Beck alleges that she was sexually abused by her scholarly father, an apologist extraordinaire for the LDS, from the age of five although none of her siblings support her accusations.
What I found fascinating about her journey from one faith to another was the character of the new faith. Just a day after reading her book, I was researching Emmet Fox's teachings and suddenly noticed the correspondences and resonances between the two. Of course, behind the two is the New Thought movement to which Oprah Winfrey also belongs.
Martha Beck describes movingly her experience of trying to connect with God with the words: please, please, please, please . . . . (p. 54). In a hospital for surgery she is encountered with 'The Light' (ch. 16) which is a love-experience (p. 112) and importantly is given five things to remember:
1. I am here. Always, I am always right here.
2. The way we are now, this being together, being one, is not the way you are supposed to feel after you die. It is the way you are meant to experience life.
3. The one place you can find me is the one place you have been afraid to go: to your own heart.
4. It will not be easy for you to go there.
5. I will be here.
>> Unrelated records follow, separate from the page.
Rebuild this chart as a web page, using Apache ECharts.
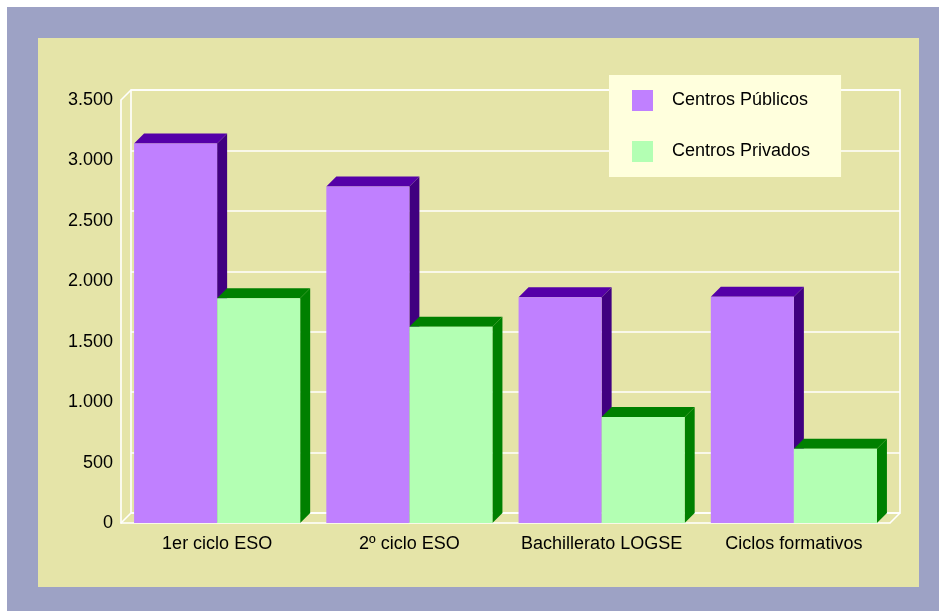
<!DOCTYPE html>
<html>
<head>
<meta charset="utf-8">
<title>Centros Públicos / Centros Privados</title>
<script src="https://cdn.jsdelivr.net/npm/echarts@6/dist/echarts.min.js"></script>
<style>
  html, body { margin: 0; padding: 0; background: #ffffff; }
  #frame { position: absolute; left: 7px; top: 7px; width: 932px; height: 604px; background: #9da2c5; }
  #panel { position: absolute; left: 38px; top: 38px; width: 881px; height: 549px; background: #e5e4a8; }
  #main { position: absolute; left: 0; top: 0; width: 939px; height: 611px; }
</style>
</head>
<body>
<div id="frame"></div>
<div id="panel"></div>
<div id="main"></div>
<script>
  // datos
  var categories = ['1er ciclo ESO', '2º ciclo ESO', 'Bachillerato LOGSE', 'Ciclos formativos'];
  var publicos = [3140, 2785, 1868, 1873];
  var privados = [1860, 1624, 878, 615];
  var seriesNames = ['Centros Públicos', 'Centros Privados'];
  var yTicks = [0, 500, 1000, 1500, 2000, 2500, 3000, 3500];

  // plano frontal y profundidad del efecto 3D
  var FRONT = { left: 121, right: 49, top: 100, bottom: 88 };
  var DEPTH = 10;
  var BAR_RATIO = 0.432;
  var W = 939, H = 611;
  var FONT = '"Liberation Sans", Arial, sans-serif';
  var LINE_W = 1.6;

  function miles(v) {
    return String(v).replace(/\B(?=(\d{3})+(?!\d))/g, '.');
  }

  // barra con cara frontal, tapa y lateral
  function barRenderer(side, colors) {
    return function (params, api) {
      var idx = api.value(0);
      var base = api.coord([idx, 0]);
      var peak = api.coord([idx, api.value(1)]);
      var w = api.size([1, 0])[0] * BAR_RATIO;
      var x0 = side === 0 ? base[0] - w : base[0];
      var x1 = x0 + w;
      var yb = base[1], yt = peak[1];
      return {
        type: 'group',
        children: [
          {
            type: 'polygon',
            shape: { points: [[x1, yt], [x1 + DEPTH, yt - DEPTH], [x1 + DEPTH, yb - DEPTH], [x1, yb]] },
            style: { fill: colors.side }
          },
          {
            type: 'polygon',
            shape: { points: [[x0, yt], [x0 + DEPTH, yt - DEPTH], [x1 + DEPTH, yt - DEPTH], [x1, yt]] },
            style: { fill: colors.top }
          },
          {
            type: 'rect',
            shape: { x: x0, y: yt, width: w, height: yb - yt },
            style: { fill: colors.front }
          }
        ]
      };
    };
  }

  var pubColors = { front: '#c080ff', top: '#5500a8', side: '#400080' };
  var privColors = { front: '#b3ffb3', top: '#008000', side: '#008000' };

  var fx0 = FRONT.left, fx1 = W - FRONT.right;
  var fy0 = FRONT.top, fy1 = H - FRONT.bottom;
  var lineStyle = { stroke: '#ffffff', lineWidth: LINE_W };

  var myChart = echarts.init(document.getElementById('main'), null, { renderer: 'canvas' });
  myChart.setOption({
    animation: false,
    backgroundColor: 'transparent',
    textStyle: { fontFamily: FONT },
    legend: {
      data: seriesNames,
      orient: 'vertical',
      left: 609,
      top: 75,
      padding: [15, 31, 15, 23],
      itemGap: 30,
      itemWidth: 21,
      itemHeight: 21,
      icon: 'rect',
      backgroundColor: '#ffffdd',
      textStyle: { fontSize: 18, color: '#000', fontFamily: FONT, padding: [0, 0, 0, 14] }
    },
    grid: [
      // pared del fondo
      {
        left: FRONT.left + DEPTH, right: FRONT.right - DEPTH,
        top: FRONT.top - DEPTH, bottom: FRONT.bottom + DEPTH,
        show: true, borderColor: '#ffffff', borderWidth: LINE_W, backgroundColor: 'transparent'
      },
      // plano frontal
      { left: FRONT.left, right: FRONT.right, top: FRONT.top, bottom: FRONT.bottom }
    ],
    xAxis: [
      { type: 'category', gridIndex: 0, data: categories, show: false },
      {
        type: 'category', gridIndex: 1, data: categories,
        axisLine: { show: true, lineStyle: { color: '#ffffff', width: LINE_W } },
        axisTick: { show: false },
        axisLabel: { color: '#000', fontSize: 18, margin: 12, fontFamily: FONT, interval: 0 }
      }
    ],
    yAxis: [
      {
        type: 'value', gridIndex: 0, min: yTicks[0], max: yTicks[yTicks.length - 1], interval: 500,
        axisLine: { show: false }, axisTick: { show: false }, axisLabel: { show: false },
        splitLine: { show: true, lineStyle: { color: '#ffffff', width: LINE_W } }
      },
      {
        type: 'value', gridIndex: 1, min: yTicks[0], max: yTicks[yTicks.length - 1], interval: 500,
        axisLine: { show: true, lineStyle: { color: '#ffffff', width: LINE_W } },
        axisTick: { show: false },
        splitLine: { show: false },
        axisLabel: { color: '#000', fontSize: 18, margin: 8, fontFamily: FONT, formatter: miles }
      }
    ],
    // diagonales que unen el plano frontal con el fondo
    graphic: [
      { type: 'line', shape: { x1: fx0, y1: fy0, x2: fx0 + DEPTH, y2: fy0 - DEPTH }, style: lineStyle },
      { type: 'line', shape: { x1: fx0, y1: fy1, x2: fx0 + DEPTH, y2: fy1 - DEPTH }, style: lineStyle },
      { type: 'line', shape: { x1: fx1, y1: fy1, x2: fx1 + DEPTH, y2: fy1 - DEPTH }, style: lineStyle }
    ],
    series: [
      {
        name: seriesNames[0], type: 'custom', xAxisIndex: 1, yAxisIndex: 1,
        itemStyle: { color: pubColors.front },
        renderItem: barRenderer(0, pubColors),
        encode: { x: 0, y: 1 },
        data: publicos.map(function (v, i) { return [i, v]; }),
        z: 3
      },
      {
        name: seriesNames[1], type: 'custom', xAxisIndex: 1, yAxisIndex: 1,
        itemStyle: { color: privColors.front },
        renderItem: barRenderer(1, privColors),
        encode: { x: 0, y: 1 },
        data: privados.map(function (v, i) { return [i, v]; }),
        z: 4
      }
    ]
  });
  window.addEventListener('resize', function () { myChart.resize(); });
</script>
</body>
</html>
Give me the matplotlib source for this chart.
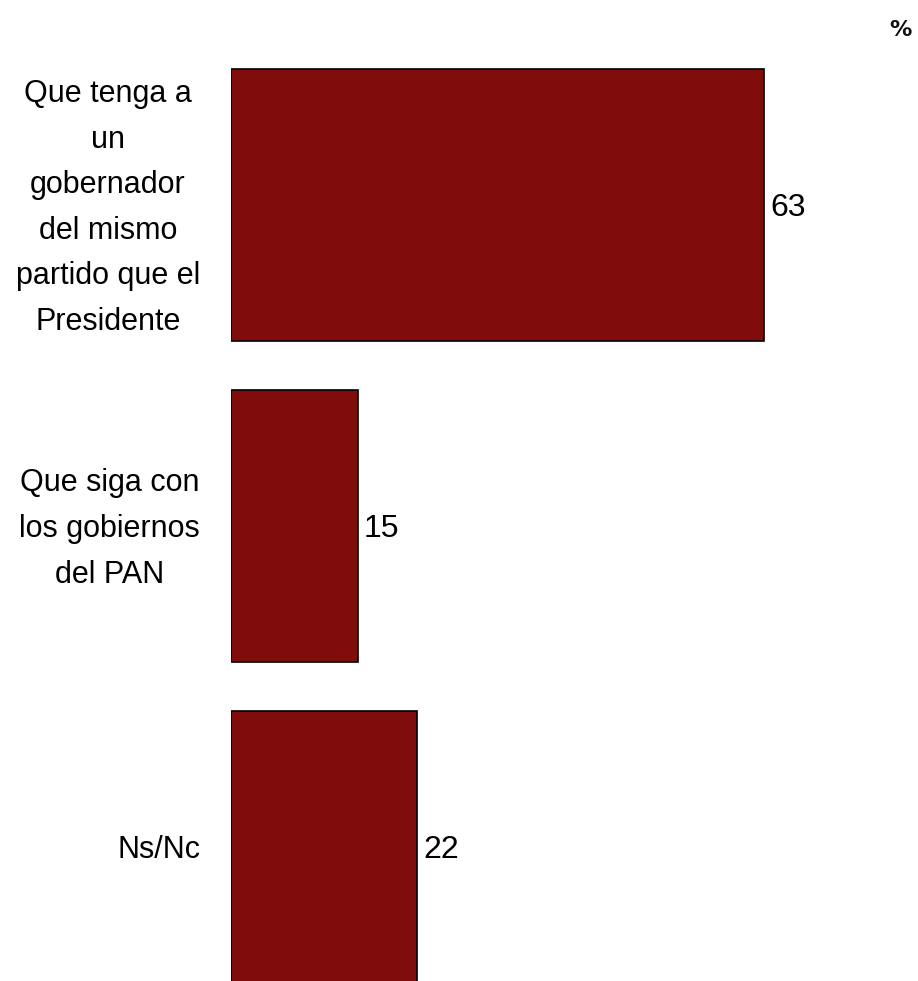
import matplotlib
matplotlib.use("Agg")
import matplotlib.pyplot as plt
from matplotlib import font_manager

categories = ["Que tenga a\nun\ngobernador\ndel mismo\npartido que el\nPresidente",
              "Que siga con\nlos gobiernos\ndel PAN",
              "Ns/Nc"]
values = [63, 15, 22]
unit_label = "%"

names = {f.name for f in font_manager.fontManager.ttflist}
narrow = "Liberation Sans Narrow" if "Liberation Sans Narrow" in names else "Liberation Sans"

W, H = 918, 981
fig = plt.figure(figsize=(W / 100, H / 100), dpi=100)
left_px = 231
ax = fig.add_axes([left_px / W, 0, 1 - left_px / W, 1])

px_per_unit = 8.46
ax.set_xlim(0, (W - left_px) / px_per_unit)
spacing = 321.0
ax.set_ylim((H - 205) / spacing, -205 / spacing)

ypos = list(range(len(values)))
ax.barh(ypos, values, height=272 / spacing, color="#800C0C",
        edgecolor="black", linewidth=1.2)

for y, v, c in zip(ypos, values, categories):
    ax.text(v + 0.7, y + 3 / spacing, str(v), ha="left", va="center",
            fontsize=23, family=narrow, color="black")
    ax.text(-31 / px_per_unit, y + 3 / spacing, c, ha="right", va="center",
            multialignment="center", fontsize=22, family=narrow,
            color="black", linespacing=1.68)

ax.set_axis_off()
fig.text(900 / W, 1 - 30 / H, unit_label, ha="center", va="center",
         fontsize=16, fontweight="bold", family="DejaVu Sans", color="#111111")

fig.savefig("out.png", dpi=100)
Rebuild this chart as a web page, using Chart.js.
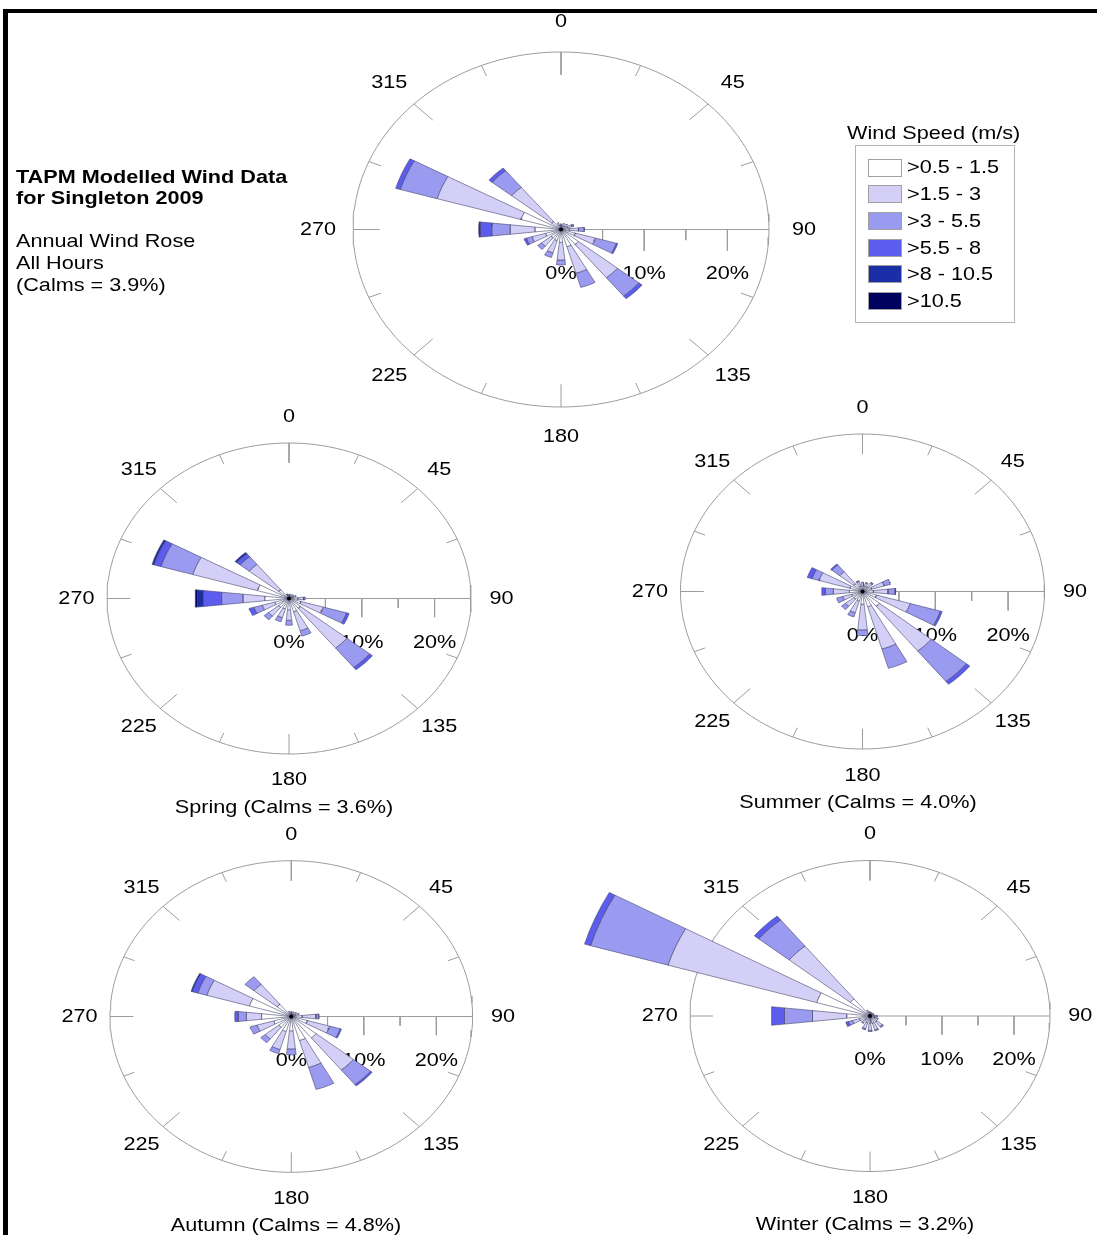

Always. I will always be right here (p. 113).Much of the rest of the book shows how hard it is for Beck 'to go there [to her own heart]'.
As an evangelical Christian I cannot agree with Beck's path to God although all Christians will find this book a challenge to the formalism and conformism that can dog all Christian circles of whatever persuasion.
I think that Martha Beck became sick of the formalism of the LDS and rightly sought to find God. One can only pray that she will be led to find the Jesus Christ of the scriptures.